According to an analysis of data from its annual ranking of MBA programs, the men and women surveyed borrowed a median of $75,000 to finance their MBA degree. At graduation, MBA debt made up 56% of the take-home pay for men and 62% of women’s compensation.
However, in the video above, Bloomberg‘s Francesca Levy notes that six to eight years out, women are earning an average of $140,000 while men earn $175,000 annually. Employers, either consciously or unconsciously, are paying women 80% of what men with the same degree take home.

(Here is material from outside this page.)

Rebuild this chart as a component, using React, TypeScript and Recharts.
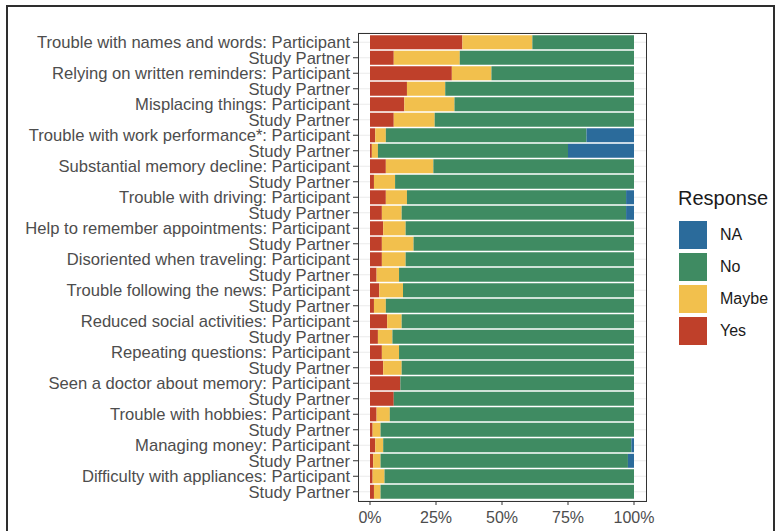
import React from 'react';
import { BarChart, Bar, XAxis, YAxis, CartesianGrid } from 'recharts';

// survey items, top to bottom; each has a Participant row and a Study Partner row
const ITEMS = [
  'Trouble with names and words',
  'Relying on written reminders',
  'Misplacing things',
  'Trouble with work performance*',
  'Substantial memory decline',
  'Trouble with driving',
  'Help to remember appointments',
  'Disoriented when traveling',
  'Trouble following the news',
  'Reduced social activities',
  'Repeating questions',
  'Seen a doctor about memory',
  'Trouble with hobbies',
  'Managing money',
  'Difficulty with appliances',
];

// percentages per row (Participant, Study Partner alternating)
const YES = [
  35, 9, 31, 14, 13, 9, 2, 0.7, 6, 1.5, 6, 4.5, 5, 4.5, 4.5,
  2.5, 3.5, 1.5, 6.5, 3, 4.5, 5, 11.5, 9, 2.5, 1, 2, 1.2, 1, 1.5,
];
const MAYBE = [
  26.5, 25, 15, 14.5, 19, 15.5, 4, 2.3, 18, 8, 8, 7.5, 8.5, 12, 9,
  8.5, 9, 4.5, 5.5, 5.5, 6.5, 7, 0, 0, 5, 3, 3, 2.8, 4.5, 2.5,
];
const NO = [
  38.5, 66, 54, 71.5, 68, 75.5, 76, 72, 76, 90.5, 83, 85, 86.5, 83.5, 86.5,
  89, 87.5, 94, 88, 91.5, 89, 88, 88.5, 91, 92.5, 96, 94, 93.7, 94.5, 96,
];
const NA = [
  0, 0, 0, 0, 0, 0, 18, 25, 0, 0, 3, 3, 0, 0, 0,
  0, 0, 0, 0, 0, 0, 0, 0, 0, 0, 0, 1, 2.3, 0, 0,
];

const X_TICKS = [0, 25, 50, 75, 100];

const COLORS = {
  NA: '#2b6b9b',
  No: '#3f8b62',
  Maybe: '#f2c04d',
  Yes: '#bf402a',
};

const LEGEND = ['NA', 'No', 'Maybe', 'Yes'] as const;

const FONT = '"Liberation Sans", Arial, sans-serif';

const data = ITEMS.flatMap((item, i) => [
  { row: `${item}: Participant`, i: i * 2 },
  { row: `${item}: Study Partner`, i: i * 2 + 1 },
]).map((d) => ({
  row: d.row,
  Yes: YES[d.i],
  Maybe: MAYBE[d.i],
  No: NO[d.i],
  NA: NA[d.i],
}));

const yLabel = (v: string) => (v.endsWith(': Study Partner') ? 'Study Partner' : v);

export default function App() {
  return (
    <div
      style={{
        position: 'fixed',
        left: 0,
        top: 0,
        width: 775,
        height: 531,
        overflow: 'hidden',
        background: '#fff',
        fontFamily: FONT,
      }}
    >
      {/* outer frame */}
      <div
        style={{
          position: 'absolute',
          left: 6,
          top: 5,
          width: 765,
          height: 600,
          border: '2px solid #2e2e2e',
        }}
      />

      <div style={{ position: 'absolute', left: 0, top: 0 }}>
        <BarChart
          width={775}
          height={531}
          data={data}
          layout="vertical"
          barCategoryGap="5%"
          margin={{ top: 33, right: 129, bottom: 0, left: 0 }}
        >
          <CartesianGrid vertical={false} stroke="#ebebeb" />
          <XAxis
            type="number"
            domain={[0, 100]}
            ticks={X_TICKS}
            tickFormatter={(v) => `${v}%`}
            padding={{ left: 12, right: 12 }}
            axisLine={false}
            tickLine={{ stroke: '#333' }}
            tickSize={4}
            tickMargin={7}
            height={30}
            tick={{ fill: '#4d4d4d', fontSize: 16, fontFamily: FONT }}
          />
          <YAxis
            type="category"
            dataKey="row"
            width={358}
            interval={0}
            padding={{ top: 1.5, bottom: 1.5 }}
            tickFormatter={yLabel}
            axisLine={false}
            tickLine={{ stroke: '#333' }}
            tickSize={5}
            tickMargin={3}
            tick={{ fill: '#4d4d4d', fontSize: 16.6, fontFamily: FONT }}
          />
          <Bar dataKey="Yes" stackId="s" fill={COLORS.Yes} isAnimationActive={false} />
          <Bar dataKey="Maybe" stackId="s" fill={COLORS.Maybe} isAnimationActive={false} />
          <Bar dataKey="No" stackId="s" fill={COLORS.No} isAnimationActive={false} />
          <Bar dataKey="NA" stackId="s" fill={COLORS.NA} isAnimationActive={false} />
        </BarChart>
      </div>

      {/* panel border */}
      <div
        style={{
          position: 'absolute',
          left: 358,
          top: 33,
          width: 287,
          height: 467,
          border: '1px solid #333',
          pointerEvents: 'none',
        }}
      />

      {/* legend */}
      <div style={{ position: 'absolute', left: 678, top: 186 }}>
        <div style={{ fontSize: 20, color: '#1a1a1a', marginBottom: 9, lineHeight: '24px' }}>
          Response
        </div>
        {LEGEND.map((k) => (
          <div key={k} style={{ display: 'flex', alignItems: 'center', height: 32 }}>
            <div
              style={{
                width: 30,
                height: 30,
                background: COLORS[k],
                border: '1px solid #fff',
                boxSizing: 'border-box',
              }}
            />
            <span style={{ marginLeft: 12, fontSize: 16, color: '#1a1a1a' }}>{k}</span>
          </div>
        ))}
      </div>
    </div>
  );
}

“As the gender pay gap widens, the loans begin to weigh more heavily on women than on men. The typical woman would repay the debt seven years after getting her MBA, a year after the typical man who went to business school,” Bloomberg researchers found.
Four years after graduating, student debt takes up 25% of women’s earnings but only 14% of men’s.
One of the things driving the disparity is bonuses—that extra income that many people depend on as a huge chunk of their salary, says Levy. “Bosses are making decisions about individual people and it’s trending in this one direction where probably equally qualified men and women are getting really different outcomes, and the difference just grows and grows year after year.”
Ultimately, women who pursue an MBA at one of the world’s elite business schools are making a safe bet that their eventual return on investment far outweighs the heavy debt they will initially incur.
“Most of them end up earning six figures and get rid of their loans relatively quickly,” Bloomberg researchers have found. “They just arrive at that promised goal later than men.”